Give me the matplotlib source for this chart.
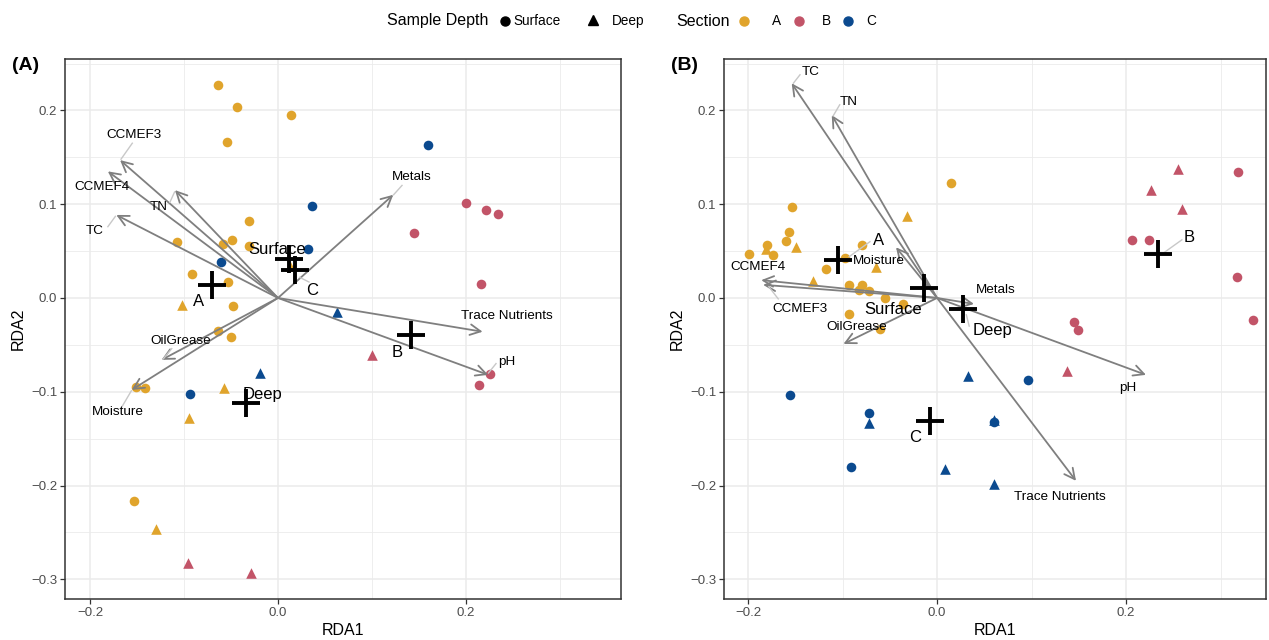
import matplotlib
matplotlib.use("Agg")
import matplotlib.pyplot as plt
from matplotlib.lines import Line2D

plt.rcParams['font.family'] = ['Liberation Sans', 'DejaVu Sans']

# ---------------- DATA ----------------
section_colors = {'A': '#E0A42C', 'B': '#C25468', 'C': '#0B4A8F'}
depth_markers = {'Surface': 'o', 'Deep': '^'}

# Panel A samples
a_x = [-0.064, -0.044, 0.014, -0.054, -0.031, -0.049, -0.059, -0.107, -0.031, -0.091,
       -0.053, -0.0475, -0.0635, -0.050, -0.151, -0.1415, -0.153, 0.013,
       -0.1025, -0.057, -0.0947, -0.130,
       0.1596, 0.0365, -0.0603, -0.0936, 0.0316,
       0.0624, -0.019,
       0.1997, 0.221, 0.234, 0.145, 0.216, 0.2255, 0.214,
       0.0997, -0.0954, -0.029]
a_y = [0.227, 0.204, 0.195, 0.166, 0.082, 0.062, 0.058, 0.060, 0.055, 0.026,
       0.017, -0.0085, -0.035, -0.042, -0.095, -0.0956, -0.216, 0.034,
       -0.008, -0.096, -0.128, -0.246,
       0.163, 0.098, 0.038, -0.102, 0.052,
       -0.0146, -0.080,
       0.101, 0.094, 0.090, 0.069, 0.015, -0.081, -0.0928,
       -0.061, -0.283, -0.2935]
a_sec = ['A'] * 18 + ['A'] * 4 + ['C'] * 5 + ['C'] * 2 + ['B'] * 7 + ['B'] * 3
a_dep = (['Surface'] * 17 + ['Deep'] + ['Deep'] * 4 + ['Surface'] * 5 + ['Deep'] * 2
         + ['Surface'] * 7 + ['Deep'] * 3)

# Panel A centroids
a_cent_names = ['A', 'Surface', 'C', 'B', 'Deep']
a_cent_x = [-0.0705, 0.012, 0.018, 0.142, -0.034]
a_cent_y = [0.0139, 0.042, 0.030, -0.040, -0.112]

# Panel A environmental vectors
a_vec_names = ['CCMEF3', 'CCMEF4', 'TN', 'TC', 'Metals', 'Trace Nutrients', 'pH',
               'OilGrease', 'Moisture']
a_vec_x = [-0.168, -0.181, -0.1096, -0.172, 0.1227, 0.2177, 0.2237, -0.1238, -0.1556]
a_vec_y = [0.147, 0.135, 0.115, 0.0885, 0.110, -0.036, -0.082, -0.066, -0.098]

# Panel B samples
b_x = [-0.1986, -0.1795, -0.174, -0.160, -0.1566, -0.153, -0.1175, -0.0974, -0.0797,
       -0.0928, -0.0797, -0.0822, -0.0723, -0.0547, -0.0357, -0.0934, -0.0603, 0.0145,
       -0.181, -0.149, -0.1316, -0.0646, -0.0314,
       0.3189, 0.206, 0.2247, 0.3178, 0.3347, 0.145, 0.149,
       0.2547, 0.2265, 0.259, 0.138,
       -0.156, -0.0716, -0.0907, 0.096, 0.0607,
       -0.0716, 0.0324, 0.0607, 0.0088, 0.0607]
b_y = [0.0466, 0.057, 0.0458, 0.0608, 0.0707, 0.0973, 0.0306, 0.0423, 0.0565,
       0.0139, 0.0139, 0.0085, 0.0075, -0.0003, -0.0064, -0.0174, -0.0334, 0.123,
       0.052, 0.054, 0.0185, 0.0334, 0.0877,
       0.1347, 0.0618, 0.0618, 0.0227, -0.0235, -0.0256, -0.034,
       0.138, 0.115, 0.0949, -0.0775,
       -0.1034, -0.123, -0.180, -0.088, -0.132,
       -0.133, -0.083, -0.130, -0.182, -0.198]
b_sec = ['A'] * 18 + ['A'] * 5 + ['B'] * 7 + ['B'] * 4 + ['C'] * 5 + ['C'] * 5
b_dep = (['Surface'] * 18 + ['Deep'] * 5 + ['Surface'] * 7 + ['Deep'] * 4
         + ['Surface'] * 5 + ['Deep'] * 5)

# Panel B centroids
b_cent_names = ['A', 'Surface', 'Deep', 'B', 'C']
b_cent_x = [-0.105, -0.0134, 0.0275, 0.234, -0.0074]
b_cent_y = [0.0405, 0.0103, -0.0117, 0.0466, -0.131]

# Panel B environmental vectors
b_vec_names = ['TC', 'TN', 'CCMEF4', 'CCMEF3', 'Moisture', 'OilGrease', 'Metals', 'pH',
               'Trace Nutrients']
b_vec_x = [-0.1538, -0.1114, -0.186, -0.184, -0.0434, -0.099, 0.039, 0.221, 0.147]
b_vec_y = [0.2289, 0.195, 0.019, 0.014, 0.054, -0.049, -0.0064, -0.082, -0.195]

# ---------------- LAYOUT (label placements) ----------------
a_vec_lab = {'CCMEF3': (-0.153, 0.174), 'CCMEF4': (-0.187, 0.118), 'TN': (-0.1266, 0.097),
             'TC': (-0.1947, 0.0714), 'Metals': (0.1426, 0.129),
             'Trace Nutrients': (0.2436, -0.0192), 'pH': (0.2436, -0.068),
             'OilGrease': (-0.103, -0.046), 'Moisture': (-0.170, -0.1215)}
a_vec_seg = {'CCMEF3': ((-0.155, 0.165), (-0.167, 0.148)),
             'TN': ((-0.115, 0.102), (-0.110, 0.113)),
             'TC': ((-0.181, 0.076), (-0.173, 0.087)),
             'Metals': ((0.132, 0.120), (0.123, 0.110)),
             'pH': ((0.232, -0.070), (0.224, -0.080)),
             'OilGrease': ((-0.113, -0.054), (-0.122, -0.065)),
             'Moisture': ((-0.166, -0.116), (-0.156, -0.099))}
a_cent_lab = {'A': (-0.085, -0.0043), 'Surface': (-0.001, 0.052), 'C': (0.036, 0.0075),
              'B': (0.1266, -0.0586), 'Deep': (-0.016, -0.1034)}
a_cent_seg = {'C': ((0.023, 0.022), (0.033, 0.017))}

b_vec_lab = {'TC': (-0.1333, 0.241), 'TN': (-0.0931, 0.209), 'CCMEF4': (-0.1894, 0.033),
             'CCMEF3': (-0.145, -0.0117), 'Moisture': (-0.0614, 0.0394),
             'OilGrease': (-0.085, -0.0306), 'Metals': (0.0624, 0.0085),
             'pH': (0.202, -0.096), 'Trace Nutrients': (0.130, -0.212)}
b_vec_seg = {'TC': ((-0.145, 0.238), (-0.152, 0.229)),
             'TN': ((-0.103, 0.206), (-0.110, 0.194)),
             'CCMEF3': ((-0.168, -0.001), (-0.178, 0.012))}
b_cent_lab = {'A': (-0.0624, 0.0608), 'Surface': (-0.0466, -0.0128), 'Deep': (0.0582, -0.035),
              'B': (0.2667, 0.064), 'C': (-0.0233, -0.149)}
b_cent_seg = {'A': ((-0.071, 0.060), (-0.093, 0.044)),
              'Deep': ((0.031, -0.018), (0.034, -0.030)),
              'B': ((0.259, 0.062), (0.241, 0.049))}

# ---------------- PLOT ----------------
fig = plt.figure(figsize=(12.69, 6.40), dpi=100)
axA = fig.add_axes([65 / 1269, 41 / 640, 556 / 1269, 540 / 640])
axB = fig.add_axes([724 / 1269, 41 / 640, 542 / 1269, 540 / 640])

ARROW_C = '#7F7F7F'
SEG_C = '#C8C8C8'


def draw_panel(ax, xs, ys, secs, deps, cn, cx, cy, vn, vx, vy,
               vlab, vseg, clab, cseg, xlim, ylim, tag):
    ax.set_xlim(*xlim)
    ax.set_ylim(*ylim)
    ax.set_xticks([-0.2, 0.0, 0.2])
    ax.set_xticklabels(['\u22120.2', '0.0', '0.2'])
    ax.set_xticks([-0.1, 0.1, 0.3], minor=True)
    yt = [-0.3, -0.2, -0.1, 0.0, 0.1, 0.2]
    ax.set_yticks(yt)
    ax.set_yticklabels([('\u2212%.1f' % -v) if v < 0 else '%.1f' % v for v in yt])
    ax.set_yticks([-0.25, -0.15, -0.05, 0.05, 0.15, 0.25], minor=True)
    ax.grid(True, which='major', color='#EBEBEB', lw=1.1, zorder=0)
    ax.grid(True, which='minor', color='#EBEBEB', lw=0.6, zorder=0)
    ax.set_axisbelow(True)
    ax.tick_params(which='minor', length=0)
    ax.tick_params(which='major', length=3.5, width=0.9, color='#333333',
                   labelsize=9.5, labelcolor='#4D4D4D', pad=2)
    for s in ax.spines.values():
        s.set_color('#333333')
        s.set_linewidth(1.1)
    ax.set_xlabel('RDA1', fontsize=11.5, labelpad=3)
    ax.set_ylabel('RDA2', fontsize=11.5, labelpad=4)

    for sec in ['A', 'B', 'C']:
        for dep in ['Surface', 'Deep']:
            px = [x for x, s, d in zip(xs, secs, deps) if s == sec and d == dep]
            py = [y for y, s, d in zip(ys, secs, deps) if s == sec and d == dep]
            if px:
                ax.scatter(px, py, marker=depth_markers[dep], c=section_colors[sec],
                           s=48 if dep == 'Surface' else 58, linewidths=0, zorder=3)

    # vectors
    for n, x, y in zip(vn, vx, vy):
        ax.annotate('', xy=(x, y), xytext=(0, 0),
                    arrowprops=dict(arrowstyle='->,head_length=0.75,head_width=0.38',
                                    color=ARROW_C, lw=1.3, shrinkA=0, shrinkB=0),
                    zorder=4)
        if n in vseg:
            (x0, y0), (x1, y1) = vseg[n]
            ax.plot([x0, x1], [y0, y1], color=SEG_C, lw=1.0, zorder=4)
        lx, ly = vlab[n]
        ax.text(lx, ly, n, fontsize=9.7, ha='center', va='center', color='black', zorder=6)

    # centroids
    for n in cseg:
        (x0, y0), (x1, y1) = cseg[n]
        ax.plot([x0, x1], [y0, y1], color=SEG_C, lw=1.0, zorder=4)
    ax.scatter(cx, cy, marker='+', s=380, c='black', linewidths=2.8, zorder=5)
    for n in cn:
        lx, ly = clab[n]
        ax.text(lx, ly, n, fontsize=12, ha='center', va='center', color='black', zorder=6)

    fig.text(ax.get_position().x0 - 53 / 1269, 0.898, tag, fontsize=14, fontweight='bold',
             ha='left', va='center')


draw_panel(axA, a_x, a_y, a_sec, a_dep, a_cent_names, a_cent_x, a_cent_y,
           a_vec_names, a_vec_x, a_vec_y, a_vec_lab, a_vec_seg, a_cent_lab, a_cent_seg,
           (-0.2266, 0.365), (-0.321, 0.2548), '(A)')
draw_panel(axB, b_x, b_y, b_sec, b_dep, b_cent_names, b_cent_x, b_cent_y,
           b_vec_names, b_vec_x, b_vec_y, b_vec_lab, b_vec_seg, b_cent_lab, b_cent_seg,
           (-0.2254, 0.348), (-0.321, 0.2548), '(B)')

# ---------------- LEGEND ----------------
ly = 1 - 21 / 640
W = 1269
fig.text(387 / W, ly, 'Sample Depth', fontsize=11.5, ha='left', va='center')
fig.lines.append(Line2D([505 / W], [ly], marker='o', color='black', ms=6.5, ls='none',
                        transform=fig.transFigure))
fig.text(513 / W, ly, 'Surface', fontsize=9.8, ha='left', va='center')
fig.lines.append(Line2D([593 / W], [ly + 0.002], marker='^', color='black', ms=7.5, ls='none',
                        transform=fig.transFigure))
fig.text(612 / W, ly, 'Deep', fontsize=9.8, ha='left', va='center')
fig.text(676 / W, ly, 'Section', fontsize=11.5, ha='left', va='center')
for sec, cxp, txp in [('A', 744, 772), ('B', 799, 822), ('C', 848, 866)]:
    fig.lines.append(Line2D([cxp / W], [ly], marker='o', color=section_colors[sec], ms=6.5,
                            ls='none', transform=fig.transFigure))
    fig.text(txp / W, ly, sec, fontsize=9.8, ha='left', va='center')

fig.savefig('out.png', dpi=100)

□ □ □ □

Problem requirements:
Track down the lines that include the word "matplotlib" and copy them.

Exercise solution:
Give me the matplotlib source for this chart.
import matplotlib
matplotlib.use("Agg")
import matplotlib.pyplot as plt
from matplotlib.lines import Line2D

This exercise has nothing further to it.